Novità sostanziali circa la “questione cinese”, invece, vengono introdotte dalla Santa Sede. In linea di massima, si può dire che gli ultimi tre pontefici abbiano rimodulato il rapporto con la RPC, sbarazzandosi di certe rigidità inattuali. Nello specifico, a Giovanni Paolo II va ascritto il merito di aver creato i presupposti per un nuovo dialogo con la RPC, grazie alla richiesta di perdono per gli errori commessi dai cattolici in Cina (24 ottobre 2001); a Benedetto XVI quello di aver iniziato a ricomporre la frattura tra clandestini e ufficiali, con la dismissione delle nomine episcopali d’emergenza (27 maggio 2007); a Francesco quello di aver garantito un riavvicinamento decisivo tra Cina e Vaticano, siglando un accordo provvisorio con il governo di Pechino circa il sistema delle nomine dei vescovi cinesi (22 settembre 2018).

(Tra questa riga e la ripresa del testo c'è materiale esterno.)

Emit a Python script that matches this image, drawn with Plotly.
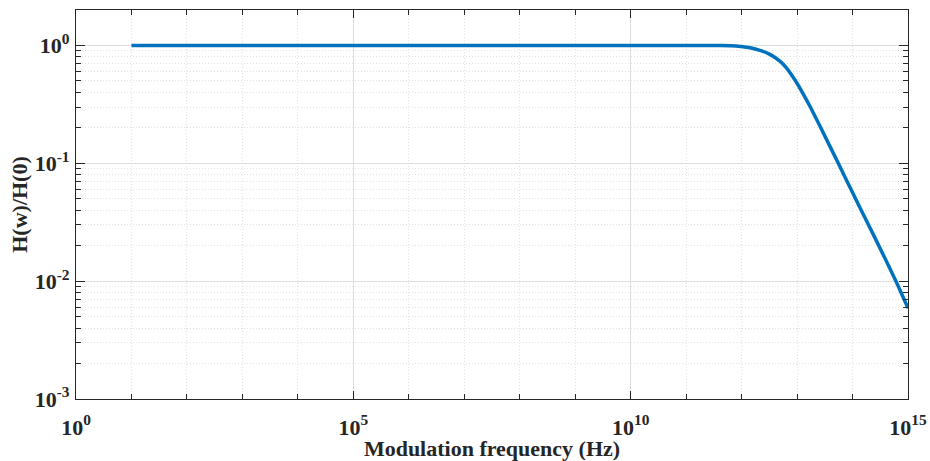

Il summenzionato accordo provvisorio rappresenta, dunque, il più recente sviluppo nelle relazioni tra RPC e Vaticano. Esso, seppur carico di significato storico, non può essere valutato adeguatamente poiché non se ne conoscono i dettagli. Ci sono solo due certezze: la sua natura eminentemente pastorale, data la mancanza di disposizioni tese all’instaurazione di relazioni diplomatiche tra RPC e Santa Sede; e, soprattutto, il riconoscimento di un certo ruolo del governo di Pechino nel processo di nomina dei vescovi cinesi. Quest’ultimo punto solleva almeno due interrogativi: 1) la politica di sinizzazione del cattolicesimo cinese cesserà dopo questo compromesso o continueranno a esistere tensioni tra Santa sede e Cina comunista su questo tema? 2) Il Vaticano, con questa palese deroga al principio di separazione tra Stato e Chiesa, potrebbe aver creato un precedente che qualche altro Stato desidererà sfruttare in futuro?